- И как вы провели лето?
- Совершенно нормально, тогда не было никаких беспорядков. Беспорядки в деревнях начались в восемнадцатом году. Тогда сожгли имения обоих дядьев моей матери - которые, кстати, были помещиками передового толка. Один из них был ветеринаром, и все говорили, что он много хорошего сделал для крестьян, а другой был профессор математики, и у него тоже никакой вражды с крестьянами не было. Тем не менее и дома сожгли, и библиотеки погубили. Потом, много позднее, мой дядя-ветеринар вернулся в те края, долгие годы там жил - уже не в имении, а поблизости - и продолжал заниматься ветеринарством.
- Когда вы вернулись в Петроград?
- К началу школы, в сентябре. Уезжали обычно на пару месяцев.
- У вас остались какие-нибудь впечатления о городе, о вашем возвращении, о тех переменах, которые произошли?
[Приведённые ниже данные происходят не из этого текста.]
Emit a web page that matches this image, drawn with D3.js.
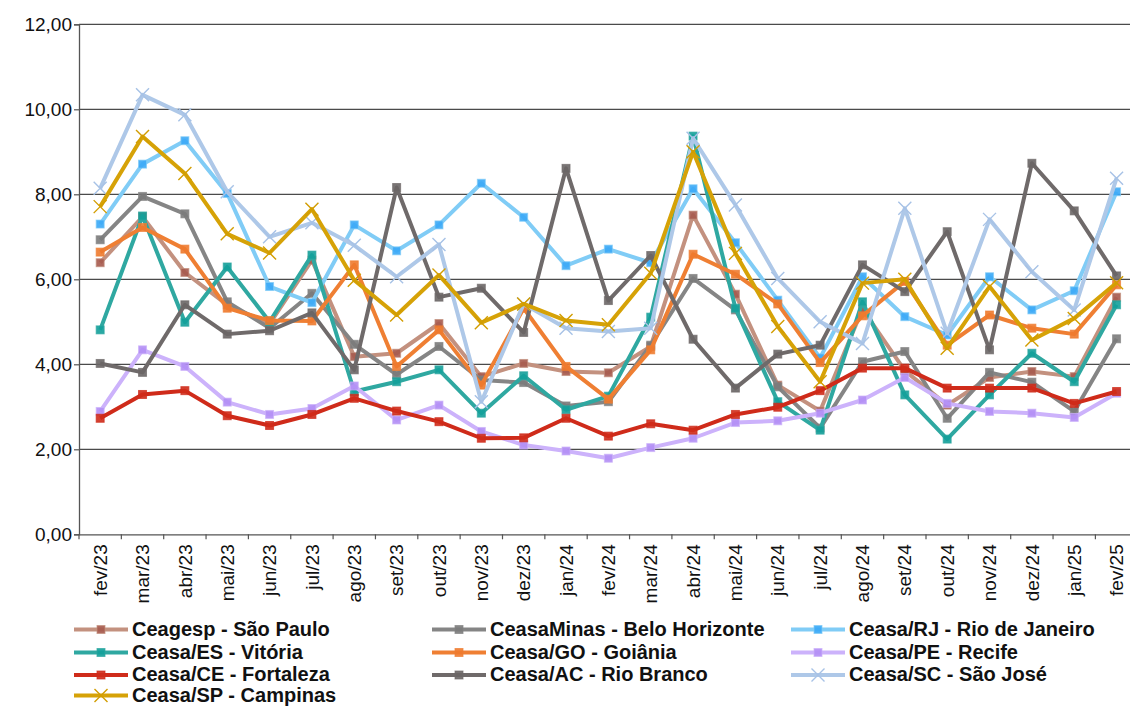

- В Петербурге особенных перемен в первый период революции не было. Трамваи ходили, извозчики существовали, люди были, в общем, радостные. Потом случилось корниловское восстание. И уже к концу осени появились у публики сомнения в устойчивости правительства, и некоторые начали уезжать в эмиграцию. Но я по малолетству обо всем этом особенно не думал. Для меня изменилось одно: мой отец все время был в министерстве, а не дома, и мы видались урывками. В остальном все оставалось по-прежнему. Денег не прибавилось, автомобиль не появился, мы так же ходили пешком.
- Вы вернулись в ту же школу?
- Да. К тому времени уже начали появляться нововведения. Было устроено Объединение учащихся, от школ выдвигались делегаты - я, например. Устраивались собрания, где обсуждались какие-то хозяйственные дела, распределялись бесплатные билеты в театры.
Тогда же я единственный раз слышал речь отца на большом митинге учащихся. Там еще выступали студенты, вернувшиеся из ссылки, куда были отправлены при старом режиме за так называемую революционную деятельность.
О корниловском периоде я мало помню. Затем настали предоктябрьские дни, пошли какие-то тревожные слухи. Но реальных перемен никаких не было. Стояли очереди за продовольствием, но они были все время. В Петербурге и в 1916 году были очереди. Собственно говоря, эти «хвосты» и произвели революцию. Продовольственное положение ведь не улучшалось.
Потом было красное восстание, потом белое, потом стали все говорить о слабости правительства. А потом уже октябрьский переворот, очень страшный. Во-первых, уже было ясно, что правительство может не удержаться, во-вторых, мы жили рядом со Смольным и постоянно видели эти манифестации и толпы людей. А потом пришла революция. И для нас она, в общем, заключалась в том, что Зимний дворец был обстрелян - даже сидя дома, мы поняли, что все погибло. Пришел наш старый друг адвокат Виктор Викторович Сомов и пригласил нас переехать в его квартиру, где мы и прожили несколько дней.
- Отца вы в эти дни не видели?
- Отец тогда исчез. На второй день от него пришли и передали маме револьвер. Потом, когда мы жили у Сомова, папа позвонил нам из Гатчины и сказал, что приедет на следующий день в Петербург. Оказывается, в эти знаменитые теперь гатчинские дни телефон у него не был отрезан, даже надзора над ним не было. Но на следующий день ничего не произошло. Жить у Сомова становилось опасно, нами стали интересоваться какие-то подозрительные типы, и мы переехали в квартиру другого нашего знакомого, адвоката Соколовского.
У него мы скрывались, уже по-настоящему, приблизительно неделю. Там был первый обыск, который мы видели. В квартире находились мы с братом, мама и прислуга - хозяин был, наверное, в Финляндии. Так вот, в два часа ночи пришел молодой нахальный студент в сопровождении солдат, он вызвал маму в одну из комнат и убеждал ее, что он верный эсер, что если она ему скажет, где отец, то он его спасет. Но, во-первых, моя мать понятия не имела, где находился отец, к тому времени он уже скрывался в лесах. Во-вторых, она понимала, что все это провокация. Потом начался обыск, продлившийся до утра.
- Как вы жили в чужих квартирах? У вас были какие-то вещи, хотя бы самые простые?
- Ничего не было. Все было заперто в нашей квартире на Тверской. Эту квартиру, как ни странно, довольно долго никто не трогал. Потом мы все же сумели извлечь из нее некоторые вещи и в течение трех лет что-то продавали и жили на вырученные от этого деньги.
После обыска мама была очень напугана, и мы переехали к бабушке, которая жила на Песках, на Преображенской, в очень старой квартире. Мама там прожила до 1920 года. А мы вскоре перешли в интернат и возвращались домой раз в неделю.